Zola´nın yirmi ciltlik Rougon-Macquart roman dizisinin en unutulmaz cildidir Nana. Nana, bir fahişedir. İlk önceleri bir tiyatro oyuncusu olan Nana daha sonra fahişe olur ve hayatı bir düşüş içine girer. İlk basıldığı gün on binler satan ve Fransa´yı ayağa kaldıran Nana eleştirmenler arasında da büyük ayrılıklara ve tartışmalara yol açmıştı.

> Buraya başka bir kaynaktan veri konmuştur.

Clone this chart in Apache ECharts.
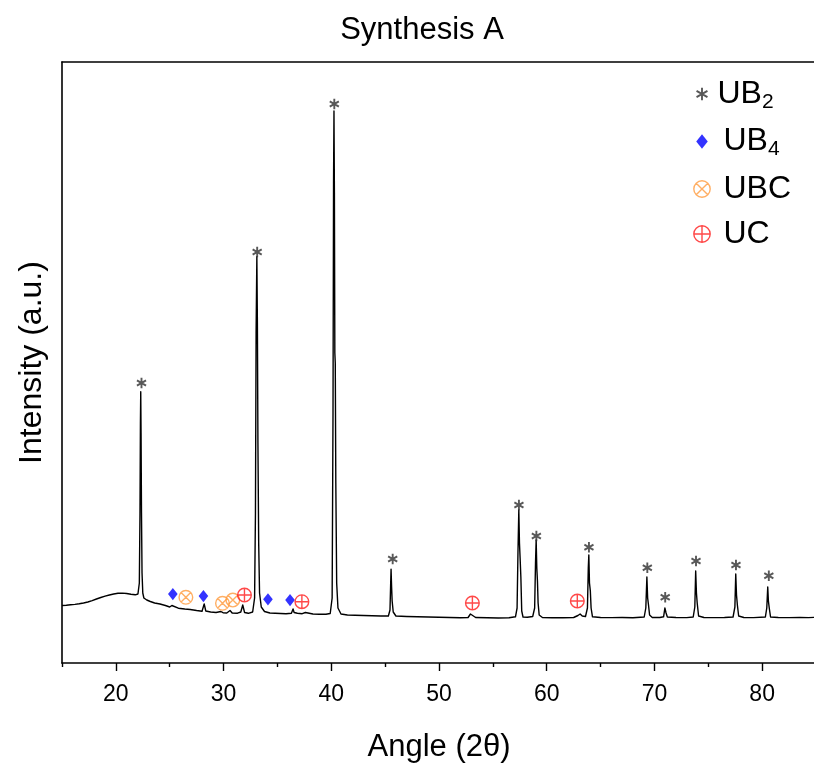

İnsan dışı bir cinselliğin dünya edebiyatındaki simgesi olan Nana dünyanın en eski mesleği olan fahişeliğin edebiyattaki en mitik örneğidir. Yazarı Emile Zola bu roman için şöyle der: Nana´nın konusu özetle şudur: Kıçı üzerinde hayatını sürdüren bir toplum. Henüz kızışmamış ve peşindekilerle sürekli alay eden bir dişi bir köpeğin ardından koşan bir köpekler sürüsü...
Bu romanda Zola, bir kadının, bir rejimin (II. İmpa-ratorluk Fransa´sı) ve bir toplumun çürüyüşünü resmediyor. Bu resimde cinsellik, tarih ve mit hep birlikte yaşıyor ve tükeniyor; aynı anda ve aynı kötü ağız kokusu içinde.